Sandy Harris writes:

> Conclusions I've reached that I hope there's agreement on:
>
> More analysis is needed, especially in the area of how
> to estimate input entropy.
>
> (Yarrow does this quite differently than /dev/random.
> I'm not convinced either is right, but I've nothing
> else to propose. This is clearly a hard problem.) 

It's really impossible to do it in general.  What you can do is to come up
with a model for a particular entropy source, such as mouse movements or
disk timings, assuming the details are unknown to an attacker.  But there
is no feasible algorithm which can be given a block of data and say how
much entropy is in it.

> There could be a serious weakness on a gateway machine.
> At a minimum, such machines should use the largest
> possible entropy pool (2K 32-bit words for current
> /dev/random) and enable all entropy sources.

Disagree.  /dev/random in cryptographic mode should be adequate as long
as the machine is secured.  If the machine is attacked to grab PRNG
state the attacker can probably weaken the code.

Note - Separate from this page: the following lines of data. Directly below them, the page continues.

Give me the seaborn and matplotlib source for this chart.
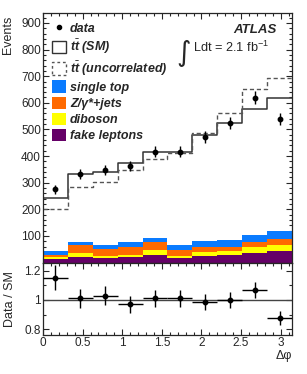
import numpy as np
import pandas as pd
import seaborn as sns
import matplotlib.pyplot as plt
import matplotlib.patches as mpatches
from matplotlib.lines import Line2D
from matplotlib.ticker import MultipleLocator, FixedLocator

# ---------------------------------------------------------------
# values (10 bins in delta phi, 0..pi)
# ---------------------------------------------------------------
n_bins = 10
data_events = [276, 334, 349, 364, 417, 417, 472, 525, 619, 540]
data_err = [17, 19, 19, 19, 21, 21, 22, 23, 25, 23]
sm_total = [243, 334, 340, 374, 417, 417, 478, 526, 576, 618]
uncorr_total = [202, 284, 303, 346, 389, 411, 486, 562, 652, 695]

single_top = [12, 13, 14, 19, 17, 18, 23, 27, 26, 27]
z_jets = [9, 29, 25, 29, 30, 23, 19, 12, 17, 23]
diboson = [6, 15, 9, 9, 16, 9, 14, 18, 23, 22]
fake_leptons = [15, 21, 17, 21, 30, 17, 26, 27, 36, 45]

ratio = [1.15, 1.01, 1.03, 0.97, 1.01, 1.01, 0.985, 1.0, 1.07, 0.876]
ratio_err = [0.085, 0.065, 0.065, 0.06, 0.06, 0.06, 0.055, 0.055, 0.055, 0.05]

processes = ["single top", "Z/γ*+jets", "diboson", "fake leptons"]
colors = {"single top": "#0a7bff", "Z/γ*+jets": "#ff6a00",
          "diboson": "#ffff00", "fake leptons": "#650067"}

edges = np.linspace(0, np.pi, n_bins + 1)
centers = 0.5 * (edges[:-1] + edges[1:])
half_w = 0.5 * (edges[1] - edges[0])

# long table for the stacked backgrounds
rows = []
for name, vals in zip(processes, [single_top, z_jets, diboson, fake_leptons]):
    for c, v in zip(centers, vals):
        rows.append({"dphi": c, "events": v, "process": name})
bkg = pd.DataFrame(rows)

# ---------------------------------------------------------------
# style
# ---------------------------------------------------------------
sns.set_style("ticks")
plt.rcParams["font.family"] = ["Liberation Sans", "DejaVu Sans"]
plt.rcParams["mathtext.fontset"] = "custom"
plt.rcParams["mathtext.rm"] = "Liberation Sans"
plt.rcParams["mathtext.it"] = "Liberation Sans:italic:bold"
plt.rcParams["font.size"] = 8

fig = plt.figure(figsize=(3.07, 3.74), dpi=100)
ax = fig.add_axes([0.140, 0.298, 0.811, 0.667])
ax2 = fig.add_axes([0.140, 0.104, 0.811, 0.194], sharex=ax)

# stacked backgrounds
sns.histplot(data=bkg, x="dphi", weights="events", hue="process",
             hue_order=processes, palette=colors, multiple="stack",
             bins=list(edges), element="step", alpha=1, linewidth=0,
             legend=False, ax=ax)

# ttbar predictions as step lines
step_x = list(edges)
sns.lineplot(x=step_x, y=sm_total + [sm_total[-1]], drawstyle="steps-post",
             color="#333333", linewidth=1.1, ax=ax)
sns.lineplot(x=step_x, y=uncorr_total + [uncorr_total[-1]], drawstyle="steps-post",
             color="#555555", linewidth=1.0, linestyle=(0, (3, 2)), ax=ax)

# data
ax.errorbar(centers, data_events, yerr=data_err, fmt="o", color="black",
            ms=3.2, elinewidth=1, capsize=0, zorder=5)

ax.set_xlim(0, np.pi)
ax.set_ylim(0, 937)
ax.set_xlabel("")
ax.set_ylabel("")
ax.yaxis.set_major_locator(FixedLocator([100, 200, 300, 400, 500, 600, 700, 800, 900]))
ax.yaxis.set_minor_locator(MultipleLocator(20))
ax.tick_params(axis="x", labelbottom=False)

# legend
handles = [
    Line2D([], [], marker="o", color="black", ls="none", ms=3),
    mpatches.Patch(facecolor="none", edgecolor="#333333", linewidth=1),
    mpatches.Patch(facecolor="none", edgecolor="#555555", linewidth=1, linestyle=(0, (2, 2))),
] + [mpatches.Patch(facecolor=colors[p], edgecolor="none") for p in processes]
labels = ["data", r"$t\bar{t}$ (SM)", r"$t\bar{t}$ (uncorrelated)"] + processes
ax.legend(handles, labels, loc="upper left", bbox_to_anchor=(0.036, 0.965),
          frameon=False, borderpad=0, borderaxespad=0, handlelength=1.15,
          handleheight=1.15, handletextpad=0.3, labelspacing=0.22,
          prop={"weight": "bold", "style": "italic", "size": 9})

ax.text(0.94, 0.932, "ATLAS", transform=ax.transAxes, ha="right", va="center",
        fontsize=9.5, fontweight="bold", fontstyle="italic")
ax.text(0.535, 0.842, "∫", transform=ax.transAxes, ha="left", va="center",
        fontsize=20, family=["DejaVu Sans"])
ax.text(0.603, 0.862, r"Ldt = 2.1 fb$^{-1}$", transform=ax.transAxes,
        ha="left", va="center", fontsize=9.2)

# ratio panel
ax2.axhline(1.0, color="#444444", linewidth=1)
ax2.errorbar(centers, ratio, xerr=half_w, yerr=ratio_err, fmt="o", color="black",
             ms=3.2, elinewidth=1, capsize=0, zorder=5)
ax2.set_ylim(0.76, 1.255)
ax2.set_yticks([0.8, 1.0, 1.2])
ax2.set_yticklabels(["0.8", "1", "1.2"])
ax2.yaxis.set_minor_locator(MultipleLocator(0.1))
ax2.set_xticks([0, 0.5, 1, 1.5, 2, 2.5, 3])
ax2.set_xticklabels(["0", "0.5", "1", "1.5", "2", "2.5", "3"])
ax2.xaxis.set_minor_locator(MultipleLocator(0.1))
ax2.set_xlabel("")
ax2.set_ylabel("")

for a in (ax, ax2):
    a.tick_params(which="both", direction="in", top=True, right=True,
                  labelsize=8.5, pad=1.5, width=0.8)
    a.tick_params(which="major", length=4.5)
    a.tick_params(which="minor", length=2.3)
    for s in a.spines.values():
        s.set_linewidth(0.9)
        s.set_visible(True)

fig.text(0.027, 0.958, "Events", rotation=90, ha="center", va="top", fontsize=9)
fig.text(0.033, 0.201, "Data / SM", rotation=90, ha="center", va="center", fontsize=9)
fig.text(0.951, 0.047, "Δφ", ha="right", va="center", fontsize=9)

fig.savefig("out.png", dpi=100)
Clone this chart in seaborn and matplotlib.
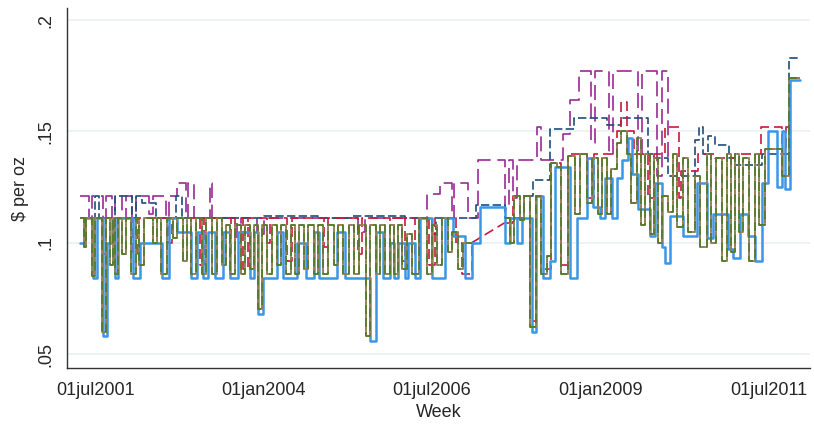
import numpy as np
import matplotlib
matplotlib.use("Agg")
import matplotlib.pyplot as plt
import seaborn as sns

# weekly price series, stored as change points (decimal year, $ per oz)
# NaN marks a stretch of missing weeks
blue_year = [2001.28, 2001.35, 2001.46, 2001.53, 2001.62, 2001.68, 2001.75, 2001.80, 2001.84, 2002.06,
             2002.17, 2002.49, 2002.60, 2002.72, 2002.92, 2003.01, 2003.10, 2003.18, 2003.28, 2003.40,
             2003.50, 2003.62, 2003.79, 2003.86, 2003.92, 2003.99, 2004.20, 2004.28, 2004.50, 2004.63,
             2004.75, 2004.82, 2005.09, 2005.21, 2005.58, 2005.66, 2005.77, 2005.88, 2005.93, 2006.00,
             2006.10, 2006.14, 2006.25, 2006.32, 2006.50, 2006.69, 2006.81, 2006.99, 2007.09, 2007.21,
             2007.58, 2007.66, 2007.76, 2007.84, 2007.98, 2008.04, 2008.15, 2008.25, 2008.33, 2008.55,
             2008.65, 2008.80, 2008.89, 2008.99, 2009.07, 2009.17, 2009.25, 2009.32, 2009.41, 2009.47,
             2009.56, 2009.74, 2009.81, 2009.91, 2009.96, 2010.03, 2010.23, 2010.43, 2010.58, 2010.67,
             2010.89, 2010.97, 2011.07, 2011.19, 2011.29, 2011.40, 2011.49, 2011.62, 2011.70, 2011.74,
             2011.81, 2011.96]
blue_val = [.100, .111, .084, .111, .058, .100, .111, .084, .111, .084,
            .100, .084, .111, .105, .084, .105, .084, .105, .084, .105,
            .084, .105, .084, .105, .068, .084, .105, .084, .100, .084,
            .105, .084, .105, .084, .056, .105, .084, .100, .084, .100,
            .084, .100, .084, .111, .084, .111, .103, .084, .100, .116,
            .100, .111, .100, .111, .060, .121, .084, .092, .134, .084,
            .111, .138, .116, .111, .129, .111, .129, .137, .147, .131,
            .115, .103, .127, .098, .091, .112, .103, .127, .102, .113,
            .097, .093, .113, .103, .092, .127, .150, .125, .150, .124,
            .173, .173]

green_year = [2001.28, 2001.33, 2001.36, 2001.45, 2001.50, 2001.60, 2001.66, 2001.72, 2001.76, 2001.80,
              2001.84, 2001.90, 2001.95, 2002.03, 2002.10, 2002.15, 2002.22, 2002.35, 2002.42, 2002.48,
              2002.56, 2002.66, 2002.72, 2002.80, 2002.86, 2002.92, 2003.00, 2003.08, 2003.14, 2003.24,
              2003.30, 2003.38, 2003.44, 2003.50, 2003.58, 2003.66, 2003.72, 2003.80, 2003.86, 2003.92,
              2003.98, 2004.05, 2004.12, 2004.20, 2004.26, 2004.33, 2004.40, 2004.46, 2004.52, 2004.60,
              2004.66, 2004.74, 2004.80, 2004.88, 2004.96, 2005.04, 2005.10, 2005.18, 2005.26, 2005.34,
              2005.42, 2005.52, 2005.58, 2005.66, 2005.72, 2005.80, 2005.88, 2005.94, 2006.00, 2006.06,
              2006.12, 2006.20, 2006.30, 2006.42, 2006.50, 2006.58, 2006.64, 2006.74, 2006.80, 2006.88,
              2006.96, 2007.09, np.nan,
              2007.58, 2007.66, 2007.72, 2007.80, 2007.86, 2007.96, 2008.04, 2008.12, 2008.20, 2008.26,
              2008.36, 2008.42, 2008.52, 2008.62, 2008.70, 2008.80, 2008.88, 2008.96, 2009.02, 2009.10,
              2009.16, 2009.24, 2009.30, 2009.40, 2009.46, 2009.54, 2009.60, 2009.66, 2009.74, 2009.80,
              2009.86, 2009.92, 2010.00, 2010.08, 2010.14, 2010.22, 2010.30, 2010.40, 2010.48, 2010.58,
              2010.64, 2010.72, 2010.80, 2010.88, 2010.94, 2011.00, 2011.06, 2011.12, 2011.20, 2011.30,
              2011.36, 2011.44, 2011.55, 2011.70, 2011.80, 2011.96]
green_val = [.111, .098, .111, .085, .111, .060, .111, .090, .111, .086,
             .111, .095, .111, .086, .111, .090, .111, .100, .111, .086,
             .111, .102, .111, .092, .111, .086, .111, .086, .111, .086,
             .111, .090, .108, .086, .108, .086, .108, .088, .108, .070,
             .108, .086, .108, .090, .108, .086, .108, .086, .108, .088,
             .108, .086, .108, .086, .108, .090, .108, .086, .108, .086,
             .108, .058, .108, .086, .108, .086, .108, .086, .108, .088,
             .104, .086, .111, .086, .108, .090, .111, .096, .105, .088,
             .100, .100, np.nan,
             .111, .100, .121, .110, .121, .062, .121, .086, .094, .136,
             .134, .086, .139, .113, .140, .118, .138, .113, .138, .113,
             .133, .145, .150, .140, .118, .147, .108, .140, .104, .138,
             .100, .121, .114, .140, .107, .138, .105, .130, .098, .140,
             .100, .138, .092, .140, .096, .140, .105, .138, .092, .140,
             .108, .142, .142, .130, .174, .174]

red_year = [2001.28, 2001.60, 2001.66, 2002.06, 2002.12, 2002.58, 2002.64, 2003.05, 2003.12, 2003.52,
            2003.58, 2003.70, 2003.76, 2004.05, 2004.10, 2004.35, 2004.42, 2004.90, 2004.96, 2005.40,
            2005.46, 2005.88, 2005.94, 2006.05, 2006.10, 2006.25, 2006.30, 2006.45, 2006.55, 2006.85,
            2006.95, 2007.09, np.nan,
            2007.58, 2007.70, 2007.86, 2007.96, 2008.04, 2008.12, 2008.26, 2008.42, 2008.52, 2008.75,
            2008.80, 2008.90, 2009.24, 2009.30, 2009.40, 2009.50, 2009.70, 2009.80, 2009.96, 2010.16,
            2010.20, 2010.45, 2010.70, 2011.00, 2011.38, 2011.70, 2011.76, 2011.81, 2011.96]
red_val = [.111, .095, .111, .095, .111, .100, .111, .090, .111, .094,
           .111, .088, .111, .100, .111, .092, .111, .098, .111, .095,
           .111, .100, .111, .092, .111, .095, .111, .090, .111, .100,
           .086, .100, np.nan,
           .109, .121, .121, .065, .121, .088, .136, .090, .140, .140,
           .120, .140, .150, .163, .150, .140, .120, .140, .152, .120,
           .132, .140, .138, .140, .152, .140, .152, .174, .174]

navy_year = [2001.28, 2001.50, 2001.56, 2001.80, 2002.05, 2002.10, 2002.20, 2002.40, 2002.70, 2002.78,
             2004.00, 2004.80, 2005.30, 2006.10, 2006.50, 2006.56, 2007.15, 2007.58, 2007.86, 2008.00,
             2008.25, 2008.60, 2009.10, 2009.30, 2009.70, 2009.80, 2010.00, 2010.40, 2010.46, 2010.52,
             2010.60, 2010.70, 2010.90, 2011.00, 2011.40, 2011.80, 2011.96]
navy_val = [.111, .121, .111, .121, .111, .121, .118, .111, .121, .111,
            .112, .111, .112, .111, .104, .111, .117, .111, .121, .128,
            .151, .156, .153, .156, .140, .138, .130, .146, .152, .140,
            .148, .144, .138, .135, .140, .183, .183]

purple_year = [2001.28, 2001.40, 2001.45, 2001.62, 2001.66, 2001.75, 2001.80, 2001.90, 2001.95, 2002.05,
               2002.10, 2002.30, 2002.36, 2002.55, 2002.60, 2002.72, 2002.84, 2002.88, 2002.97, 2003.20,
               2003.24, 2003.60, 2003.66, 2003.90, 2004.00, 2005.40, 2005.50, 2006.43, 2006.62, 2006.80,
               2006.83, 2007.04, 2007.18, 2007.58, 2007.64, 2007.70, 2007.76, 2008.06, 2008.12, 2008.45,
               2008.55, 2008.68, 2008.86, 2008.92, 2009.12, 2009.18, 2009.55, 2009.62, 2009.84, 2009.92,
               2010.00]
purple_val = [.121, .111, .121, .111, .121, .111, .121, .111, .121, .111,
              .121, .113, .121, .111, .121, .127, .111, .127, .111, .127,
              .111, .100, .111, .104, .111, .105, .111, .122, .127, .111,
              .127, .111, .137, .115, .137, .120, .137, .152, .137, .149,
              .164, .177, .145, .177, .140, .177, .140, .177, .130, .177,
              .138]

x_ticks = [2001.5, 2004.0, 2006.5, 2009.0, 2011.5]
x_ticklabels = ["01jul2001", "01jan2004", "01jul2006", "01jan2009", "01jul2011"]
y_ticks = [0.05, 0.10, 0.15, 0.20]
y_ticklabels = [".05", ".1", ".15", ".2"]


def pieces(years, vals):
    x = np.asarray(years, float)
    y = np.asarray(vals, float)
    cut = np.where(np.isnan(y))[0]
    out = []
    for xs, ys in zip(np.split(x, cut), np.split(y, cut)):
        keep = ~np.isnan(ys)
        out.append((xs[keep], ys[keep]))
    return out


def draw(ax, years, vals, bridge=False, **kws):
    segs = pieces(years, vals)
    for xs, ys in segs:
        sns.lineplot(x=xs, y=ys, ax=ax, drawstyle="steps-post", estimator=None, sort=False, **kws)
    if bridge:
        # missing weeks are joined by a straight line
        for (x0, y0), (x1, y1) in zip(segs[:-1], segs[1:]):
            sns.lineplot(x=[x0[-1], x1[0]], y=[y0[-1], y1[0]], ax=ax, estimator=None, sort=False, **kws)


sns.set_style("white")
plt.rcParams["font.family"] = ["Liberation Sans", "DejaVu Sans"]

fig = plt.figure(figsize=(8.14, 4.24), dpi=100)
ax = fig.add_axes([0.0823, 0.132, 0.9128, 0.849])

for yt in y_ticks:
    ax.axhline(yt, color="#e9f1f2", lw=1.2, zorder=0)

draw(ax, purple_year, purple_val, color="#9a2a96", lw=1.2, linestyle=(0, (9, 4)))
draw(ax, navy_year, navy_val, color="#1f4e79", lw=1.2, linestyle=(0, (5, 2)))
draw(ax, red_year, red_val, bridge=True, color="#c8193c", lw=1.2, linestyle=(0, (6, 3)))
draw(ax, blue_year, blue_val, color="#3a96e6", lw=1.8)
draw(ax, green_year, green_val, color="#5b7a2c", lw=1.4, linestyle=(0, (5, 2)), gapcolor="#9c7b5c")

ax.set_xlim(2001.08, 2012.11)
ax.set_ylim(0.0437, 0.2054)
ax.set_xticks(x_ticks)
ax.set_xticklabels(x_ticklabels, fontsize=13)
ax.set_yticks(y_ticks)
ax.set_yticklabels(y_ticklabels, fontsize=13, rotation=90, va="center")
ax.set_xlabel("Week", fontsize=13, labelpad=4)
ax.set_ylabel(r"\$ per oz", fontsize=13, labelpad=6)

for side in ["top", "right"]:
    ax.spines[side].set_visible(False)
for side in ["left", "bottom"]:
    ax.spines[side].set_color("#333333")
    ax.spines[side].set_linewidth(1.0)
ax.tick_params(axis="both", direction="out", length=7, width=1, color="#333333", pad=3)
ax.tick_params(axis="y", pad=2)

fig.savefig("out.png", dpi=100)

If the gateway machine is vulnerable to attacks which get root access,
that is a serious weakness, but no work on the RNG can fix it.  If not,
then any decent cryptographically strong PRNG is fully adequate.
No one has shown any value whatsoever for large entropy pools in this
circumstance.

> Yarrow's two-stage design, where the output from
> hashing the pool seeds a pseudo-random number
> generator based on a strong block cipher, offers
> significant advantages over the one-stage design
> in /dev/random which delivers hash results as
> output. In particular, it makes the hash harder
> to attack since its outputs are never directly
> seen, makes denial-of-service attacks based on
> depleting the generator nearly impossible, and
> "catastrophic reseeding" prevents iterative
> guessing attacks on generator internal state.

Yarrow does not use a block cipher.  In PRNG mode, it is simply an
iterated SHA-1 hash, with the hash output provided as the RNG output.
It hashes a 20-byte seed, then hashes the previous 20 bytes of output
to get the new 20 bytes of output.  Every so often it updates the seed
to be a new hash output value.

> So possible actions are:
>
> Continue discussions on cryptography list,
> focussing on the hardest problem: acquiring and
> estimating entropy.

This may be the hardest problem, but it is not the most important one,
especially not for FreeS/WAN use.  Mis-estimates of entropy are not crucial
for this purpose.  FreeS/WAN does not need "true" entropy and the current
design of /dev/random does a soft fallback from true RNG to pseudo RNG,
which is perfect for FreeS/WAN.

> FreeS/WAN project should take steps in docs or
> scripts to ensure /dev/random is appropriately
> compiled on gateway systems.

Yes, but more to the point, it should not run if /dev/random does not
exist.  In that case it would certainly be convenient to inform the user
of any potential problems at install time.

> /dev/random should become two-stage, preferably
> using an AES candidate cipher with 256-bit key,
> 128-bit block and reseeding operations which
> change at least 128 bits at a time.

The two-stage design, which is really just a matter of having a separate
entropy buffer so it doesn't come in too slowly, is designed to protect
against an attack where the PRNG state is snooped.  No one has shown
a practical method for doing so which could not be easily extended to
weaken the RNG code.

The iterative guessing attack is being overstated here in terms of its
practical significance.  The root privileges which are necessary to snoop
the RNG state will also allow for more malicious actions that completely
compromise security.

Here is an alternative proposed set of actions.

Emphasize the need to make gateway machines secure.  These machines have
sensitive keys and other data in addition to RNG state.  If an attacker
can get root privileges on your gateway, you have no security.  This is
the most crucial element in the whole security setup.

Make sure the RNG in /dev/random is strong as a pseudo RNG, even with
no entropy being brought in.  Most gateway machinse will be stand-alone
boxes without many events other than network events themselves, which
cannot be assumed to be unknown to an attacker.  Entropy is likely to
be scarce in normal operation and the machine must run well without it.
Hence the PRNG behavior of the system (without entropy addition) is the
most crucial element for the analysis of its security.

Having settled both of those problems, then you can add an input entropy
buffer for the PRNG.  Just bring input entropy into a hash context
(doesn't even need to be cryptographically strong), and dump that into
the entropy pool using the existing mechanisms when you have "enough".
It's probably less than 50 lines of code to add this, so you might as well
do it.  But this is not a major addition to the security of your system.
The other elements above are far more important.